Movie Review: Goldfinger : fifty years later


I was a young boy living for one year in a suburb of Chicago–Arlington Heights. I don’t remember much of that year: a monstrous ice-storm that shut everything down and men ice-skating to work; an enormous and popular race-track that burned down after we left; a candy store and a record shop. I don’t remember much else.

I do remember however that my parents did not give me permission to go see Goldfinger. Secret Agents were all the rage–that Christmas my little brother had even received a toy briefcase that fired missiles–and here was the ultimate secret agent of them all: 007… Bond, James Bond.

My buddies were all going, I argued–but still I was not allowed. (At the time, the Catholic Church still had a large influence on the “rating” of films, and Goldfinger surely must have been on some list singled out by the Legion of Decency. A list my parents believed in.)

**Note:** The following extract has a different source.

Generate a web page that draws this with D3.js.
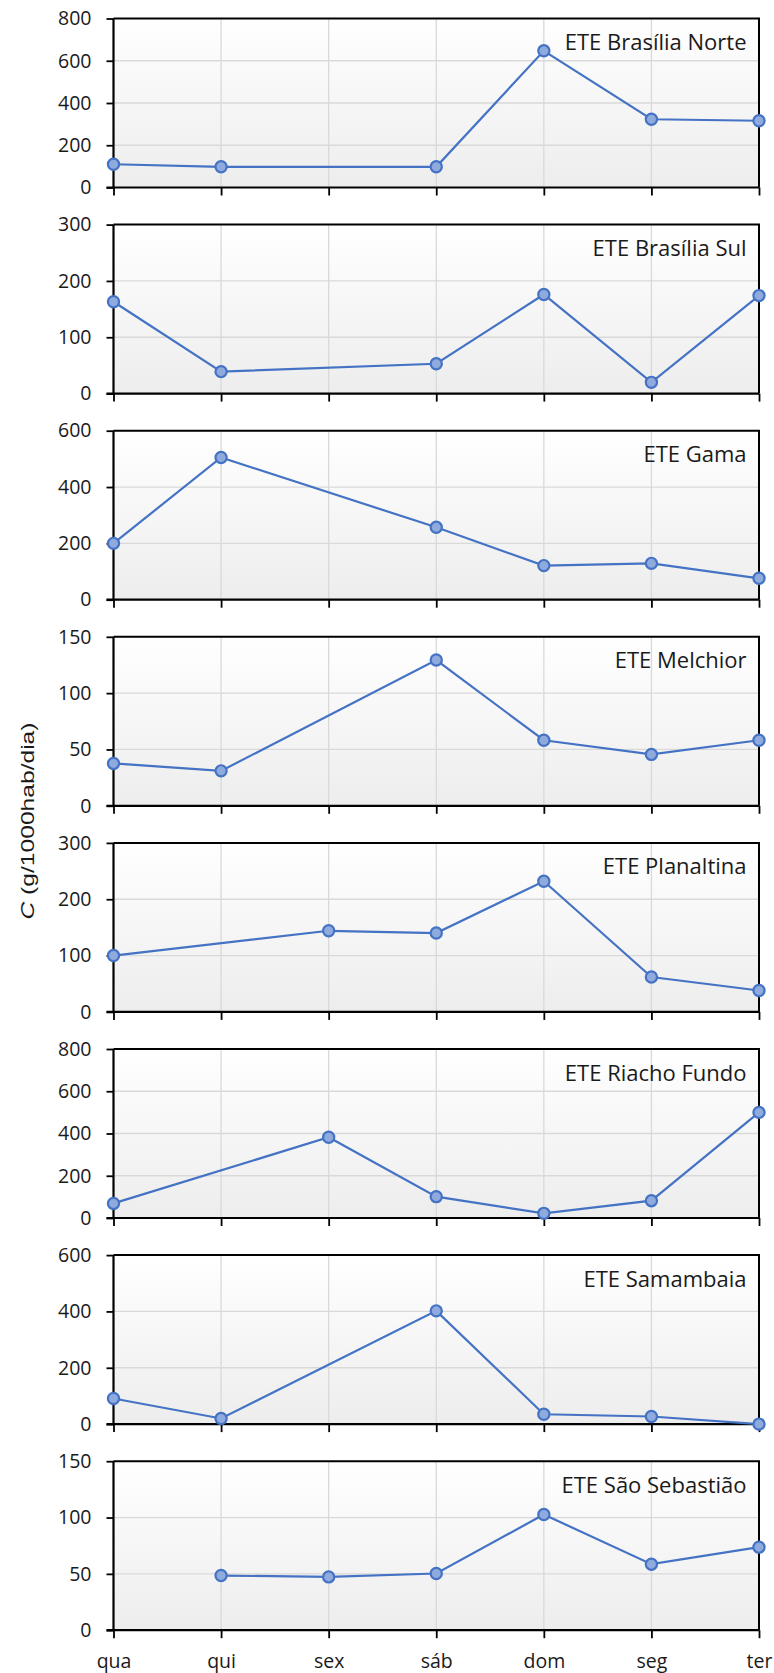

And so now, several decades later, I saw Goldfinger for the first time. I watched it this weekend.

Boy, have times changed.

Let’s consider the reasons that one would not let their children see a movie (and in America there is only ONE reason, followed by a simpering second.) First there is SEX and then there is Violence (which Americans find preferable to viewing sex.) The violence in Goldfinger is cartoonish. There is a car chase scene where Bond is able to test the extras on his Aston Martin: smoke screen fogger, oil slick sprayer, ejector seat, bullet proof armor and machine guns. There is a later “fight scene” where the American military (which was “pretending” to be knock out by nerve gas) take back Fort Knox. The violence is much less than what appears in a saturday morning cartoon today.

And of course there is the first of the great Bond villains–OddJob.

Harold Sakata as Oddjob

Harold Sakata as Oddjob

As for the sex. Well, there is none. In the beginning of the film, Bond charms and disarms one of Goldfinger’s sexy “henchmen” who is helping him cheat poolside at a game of gin. (Egads, what criminality!) We assume there has been sex, because there is some post-coital conversation–she lying wrapped in sheets and Bond standing in some sort of sleep wear. When he goes to his fridge for another bottle of Dom Perignon, he is attacked and knocked out. When he regains consciousness, his lady friend is naked, painted in gold, and dead from suffocation.

The next “sex scene” is a jiu-jitsu struggle in a barn with Pussy Galore. Bond is thrown a few times, she is thrown a few times and the two end up in the hay (literally),  kissing–fully clothed. That is it.

And my parents wouldn’t let me see it.

Excepting for the sophomoric double entendre on Pussy Galore’s name, the film is squeaky clean–at least by current standards.

And still today, the coolest part of the film is the car. Certainly not the girls and hardly the “action.”

And yet, in hindsight, the film is intriguing: we are witnessing the birth of a franchise. There are those who argue that no other Bond can match Sean Connery and they may be right. He is suave and stylish, resourceful  and droll. From this vantage point, he seems to understand that he is already a parody of himself. And yet, he is always a gentleman. And like any secret agent worth his salt he is extremely cool under pressure. Truly, he invented the type.

Sean Connery as James Bond

Sean Connery as James Bond

So much so, that the Ian Fleming Publishing Ltd. recently commissioned the British novelist, William Boyd, to write a new Bond novel. Boyd, a critically and commercially successful novelist, took the commission gladly–he loved the Bond novels and figured his plots would be better than Fleming’s.  (And when you examine the plot of Goldfinger, you’re pretty likely to agree.) Boyd’s novel Solo will be released on September 26 in Britain and on October 8th in the States. It is not like Bond ever went away…except now he is newer and fresher.

William Boyd's novel Solo

William Boyd’s novel Solo

I wonder if my parents would let me read it.